Thursday, 14 Nov 2024

Dozens of dead dolphins wash up on the shore after devastating oil spill

Dozens of dead dolphins have been washed ashore after a devastating fuel spillage in Mauritius.

Environmental organisation, Greenpeace said 39 mammals have been discovered since a Japanese ship struck a coral reef spilling 1,000 tonnes of oil off the Indian Ocean island on July 25.

The deaths, which have been increasing in recent days, have led to calls for an urgent investigation.

Meanwhile, local fishermen have taken to banging iron bars together to create “a sonar wall” to prevent more animals from stranding on the shore, Greenpeace said.

Happy Khambule, a senior climate and energy campaign manager at Greenpeace Africa, said: “This is a deeply sad and alarming day for the people of Mauritius and for its singular biodiversity."

He said that Greenpeace had urged the authorities to “carry out a swift, transparent and public autopsy on the bodies collected," the New York Times reports.

The Wakashio, a Japanese-owned but Panama-flagged bulk carrier, had been carrying 200 tonnes of diesel and 3,800 tonnes of fuel oil when it ran aground off the southeast coast.

Authorities deployed a 550-yard-long fence around the vessel and hundreds of booms.

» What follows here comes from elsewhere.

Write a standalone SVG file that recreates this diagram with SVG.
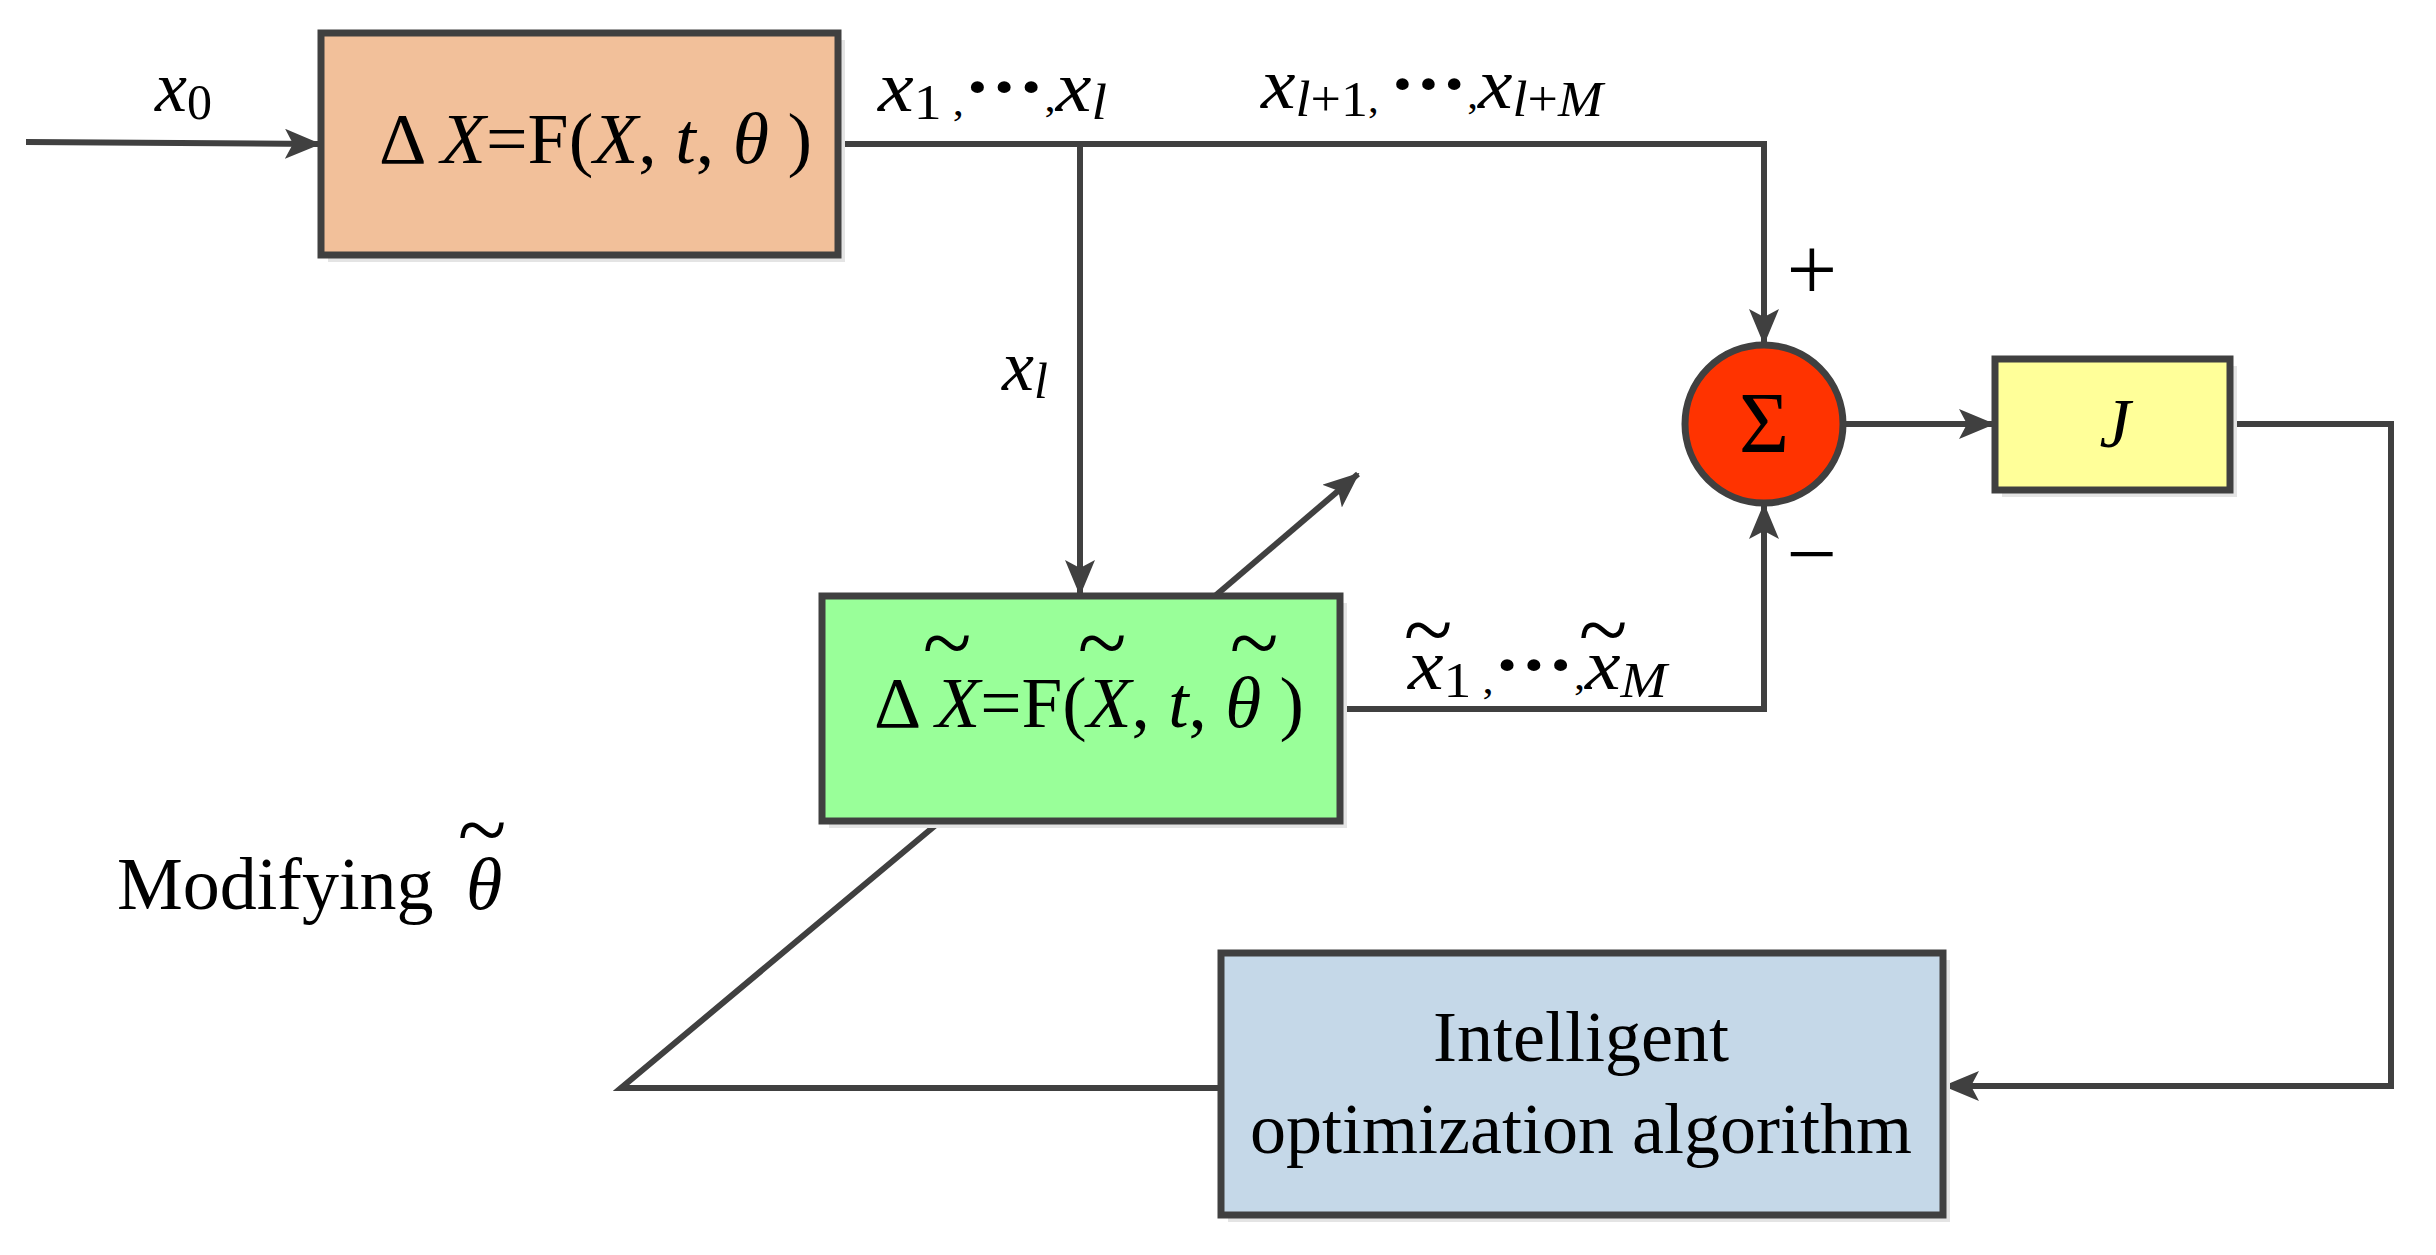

But bunker oil leaked from the ship on August 6 and the vessel broke apart on Auguse 15,  according to Tokyo-Mitsui O.S.K. Lines, Ltd., the company that chartered the ship.

Three days later, two of the ship’s officers were arrested by the Mauritian authorities and charged with unsafe navigation, the company said.

The authorities declared a “state of environmental emergency” and said they were working with experts from France, Japan, India and the United Nations to contain the spill.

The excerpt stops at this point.